* Work to do: Quote every line of the data below as it stands, omitting pictures.

* Supplied material:
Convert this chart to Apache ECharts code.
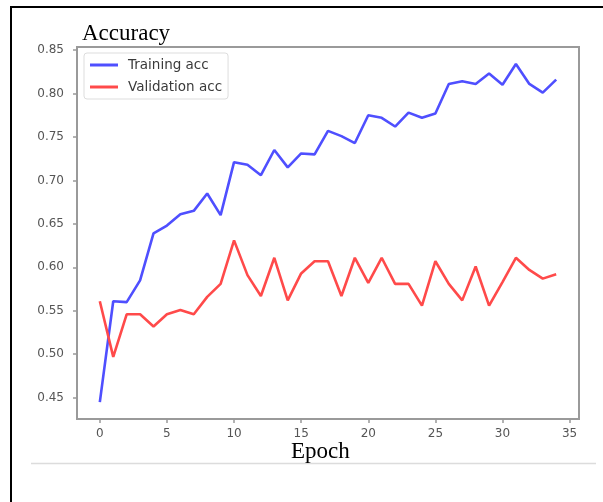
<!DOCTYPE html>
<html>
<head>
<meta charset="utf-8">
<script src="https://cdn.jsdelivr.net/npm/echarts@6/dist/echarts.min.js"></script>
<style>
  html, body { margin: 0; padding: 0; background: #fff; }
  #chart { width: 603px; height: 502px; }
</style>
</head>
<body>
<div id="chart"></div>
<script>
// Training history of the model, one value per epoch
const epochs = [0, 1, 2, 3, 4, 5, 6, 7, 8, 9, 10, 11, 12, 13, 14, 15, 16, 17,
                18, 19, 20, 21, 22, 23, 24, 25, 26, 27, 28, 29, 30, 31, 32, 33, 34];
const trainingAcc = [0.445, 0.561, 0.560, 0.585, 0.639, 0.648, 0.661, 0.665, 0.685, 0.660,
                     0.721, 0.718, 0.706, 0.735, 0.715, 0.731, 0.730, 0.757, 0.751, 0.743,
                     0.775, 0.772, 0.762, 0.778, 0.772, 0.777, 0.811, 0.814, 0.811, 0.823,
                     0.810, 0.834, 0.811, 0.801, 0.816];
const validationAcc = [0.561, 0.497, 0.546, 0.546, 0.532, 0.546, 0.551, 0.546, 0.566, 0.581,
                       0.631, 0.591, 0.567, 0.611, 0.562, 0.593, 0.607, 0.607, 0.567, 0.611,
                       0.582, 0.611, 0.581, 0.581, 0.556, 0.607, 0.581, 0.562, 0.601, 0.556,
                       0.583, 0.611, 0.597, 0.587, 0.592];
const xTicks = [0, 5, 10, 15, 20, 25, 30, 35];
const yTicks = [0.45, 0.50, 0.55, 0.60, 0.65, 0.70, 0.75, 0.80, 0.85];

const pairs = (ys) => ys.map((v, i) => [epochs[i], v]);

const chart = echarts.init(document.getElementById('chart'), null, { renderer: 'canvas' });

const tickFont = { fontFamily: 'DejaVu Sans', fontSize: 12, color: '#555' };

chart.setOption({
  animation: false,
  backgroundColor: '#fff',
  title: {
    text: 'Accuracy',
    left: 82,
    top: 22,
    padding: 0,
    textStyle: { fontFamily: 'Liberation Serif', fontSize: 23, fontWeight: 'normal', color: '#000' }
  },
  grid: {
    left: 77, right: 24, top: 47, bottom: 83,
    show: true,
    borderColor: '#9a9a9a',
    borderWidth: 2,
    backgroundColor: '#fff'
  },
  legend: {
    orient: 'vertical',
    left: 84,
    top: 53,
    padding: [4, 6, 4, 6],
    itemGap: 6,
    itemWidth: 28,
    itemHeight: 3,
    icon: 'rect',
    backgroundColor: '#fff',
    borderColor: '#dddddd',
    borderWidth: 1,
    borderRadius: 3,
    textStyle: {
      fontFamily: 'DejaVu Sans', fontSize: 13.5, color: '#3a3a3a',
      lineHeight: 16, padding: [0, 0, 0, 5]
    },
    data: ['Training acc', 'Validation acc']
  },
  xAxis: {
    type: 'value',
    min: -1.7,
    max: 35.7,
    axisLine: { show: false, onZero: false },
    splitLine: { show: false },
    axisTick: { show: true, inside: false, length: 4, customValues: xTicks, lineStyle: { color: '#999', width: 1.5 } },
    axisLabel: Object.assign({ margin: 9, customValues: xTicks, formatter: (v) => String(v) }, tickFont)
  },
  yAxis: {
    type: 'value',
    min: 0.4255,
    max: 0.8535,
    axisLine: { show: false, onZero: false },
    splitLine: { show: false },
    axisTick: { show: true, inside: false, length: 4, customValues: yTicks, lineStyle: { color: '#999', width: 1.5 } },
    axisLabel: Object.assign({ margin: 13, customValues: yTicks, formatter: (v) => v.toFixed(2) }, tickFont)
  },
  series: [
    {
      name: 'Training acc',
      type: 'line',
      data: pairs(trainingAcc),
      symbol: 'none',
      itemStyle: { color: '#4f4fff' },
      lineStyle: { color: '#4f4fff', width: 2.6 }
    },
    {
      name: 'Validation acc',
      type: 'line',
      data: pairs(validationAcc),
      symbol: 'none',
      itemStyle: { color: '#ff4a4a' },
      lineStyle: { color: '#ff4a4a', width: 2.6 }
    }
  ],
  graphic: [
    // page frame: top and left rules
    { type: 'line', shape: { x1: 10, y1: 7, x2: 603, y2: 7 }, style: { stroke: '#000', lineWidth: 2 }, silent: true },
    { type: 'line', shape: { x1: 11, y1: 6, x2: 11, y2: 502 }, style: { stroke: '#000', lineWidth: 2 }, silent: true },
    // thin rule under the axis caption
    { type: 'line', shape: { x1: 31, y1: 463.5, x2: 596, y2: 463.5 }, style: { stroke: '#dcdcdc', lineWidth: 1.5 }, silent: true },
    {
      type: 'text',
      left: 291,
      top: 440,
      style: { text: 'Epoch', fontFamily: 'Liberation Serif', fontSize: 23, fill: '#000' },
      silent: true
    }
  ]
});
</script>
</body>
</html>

* Task answer:
Convert this chart to Apache ECharts code.
<!DOCTYPE html>
<html>
<head>
<meta charset="utf-8">
<script src="https://cdn.jsdelivr.net/npm/echarts@6/dist/echarts.min.js"></script>
<style>
  html, body { margin: 0; padding: 0; background: #fff; }
  #chart { width: 603px; height: 502px; }
</style>
</head>
<body>
<div id="chart"></div>
<script>
// Training history of the model, one value per epoch
const epochs = [0, 1, 2, 3, 4, 5, 6, 7, 8, 9, 10, 11, 12, 13, 14, 15, 16, 17,
                18, 19, 20, 21, 22, 23, 24, 25, 26, 27, 28, 29, 30, 31, 32, 33, 34];
const trainingAcc = [0.445, 0.561, 0.560, 0.585, 0.639, 0.648, 0.661, 0.665, 0.685, 0.660,
                     0.721, 0.718, 0.706, 0.735, 0.715, 0.731, 0.730, 0.757, 0.751, 0.743,
                     0.775, 0.772, 0.762, 0.778, 0.772, 0.777, 0.811, 0.814, 0.811, 0.823,
                     0.810, 0.834, 0.811, 0.801, 0.816];
const validationAcc = [0.561, 0.497, 0.546, 0.546, 0.532, 0.546, 0.551, 0.546, 0.566, 0.581,
                       0.631, 0.591, 0.567, 0.611, 0.562, 0.593, 0.607, 0.607, 0.567, 0.611,
                       0.582, 0.611, 0.581, 0.581, 0.556, 0.607, 0.581, 0.562, 0.601, 0.556,
                       0.583, 0.611, 0.597, 0.587, 0.592];
const xTicks = [0, 5, 10, 15, 20, 25, 30, 35];
const yTicks = [0.45, 0.50, 0.55, 0.60, 0.65, 0.70, 0.75, 0.80, 0.85];

const pairs = (ys) => ys.map((v, i) => [epochs[i], v]);

const chart = echarts.init(document.getElementById('chart'), null, { renderer: 'canvas' });

const tickFont = { fontFamily: 'DejaVu Sans', fontSize: 12, color: '#555' };

chart.setOption({
  animation: false,
  backgroundColor: '#fff',
  title: {
    text: 'Accuracy',
    left: 82,
    top: 22,
    padding: 0,
    textStyle: { fontFamily: 'Liberation Serif', fontSize: 23, fontWeight: 'normal', color: '#000' }
  },
  grid: {
    left: 77, right: 24, top: 47, bottom: 83,
    show: true,
    borderColor: '#9a9a9a',
    borderWidth: 2,
    backgroundColor: '#fff'
  },
  legend: {
    orient: 'vertical',
    left: 84,
    top: 53,
    padding: [4, 6, 4, 6],
    itemGap: 6,
    itemWidth: 28,
    itemHeight: 3,
    icon: 'rect',
    backgroundColor: '#fff',
    borderColor: '#dddddd',
    borderWidth: 1,
    borderRadius: 3,
    textStyle: {
      fontFamily: 'DejaVu Sans', fontSize: 13.5, color: '#3a3a3a',
      lineHeight: 16, padding: [0, 0, 0, 5]
    },
    data: ['Training acc', 'Validation acc']
  },
  xAxis: {
    type: 'value',
    min: -1.7,
    max: 35.7,
    axisLine: { show: false, onZero: false },
    splitLine: { show: false },
    axisTick: { show: true, inside: false, length: 4, customValues: xTicks, lineStyle: { color: '#999', width: 1.5 } },
    axisLabel: Object.assign({ margin: 9, customValues: xTicks, formatter: (v) => String(v) }, tickFont)
  },
  yAxis: {
    type: 'value',
    min: 0.4255,
    max: 0.8535,
    axisLine: { show: false, onZero: false },
    splitLine: { show: false },
    axisTick: { show: true, inside: false, length: 4, customValues: yTicks, lineStyle: { color: '#999', width: 1.5 } },
    axisLabel: Object.assign({ margin: 13, customValues: yTicks, formatter: (v) => v.toFixed(2) }, tickFont)
  },
  series: [
    {
      name: 'Training acc',
      type: 'line',
      data: pairs(trainingAcc),
      symbol: 'none',
      itemStyle: { color: '#4f4fff' },
      lineStyle: { color: '#4f4fff', width: 2.6 }
    },
    {
      name: 'Validation acc',
      type: 'line',
      data: pairs(validationAcc),
      symbol: 'none',
      itemStyle: { color: '#ff4a4a' },
      lineStyle: { color: '#ff4a4a', width: 2.6 }
    }
  ],
  graphic: [
    // page frame: top and left rules
    { type: 'line', shape: { x1: 10, y1: 7, x2: 603, y2: 7 }, style: { stroke: '#000', lineWidth: 2 }, silent: true },
    { type: 'line', shape: { x1: 11, y1: 6, x2: 11, y2: 502 }, style: { stroke: '#000', lineWidth: 2 }, silent: true },
    // thin rule under the axis caption
    { type: 'line', shape: { x1: 31, y1: 463.5, x2: 596, y2: 463.5 }, style: { stroke: '#dcdcdc', lineWidth: 1.5 }, silent: true },
    {
      type: 'text',
      left: 291,
      top: 440,
      style: { text: 'Epoch', fontFamily: 'Liberation Serif', fontSize: 23, fill: '#000' },
      silent: true
    }
  ]
});
</script>
</body>
</html>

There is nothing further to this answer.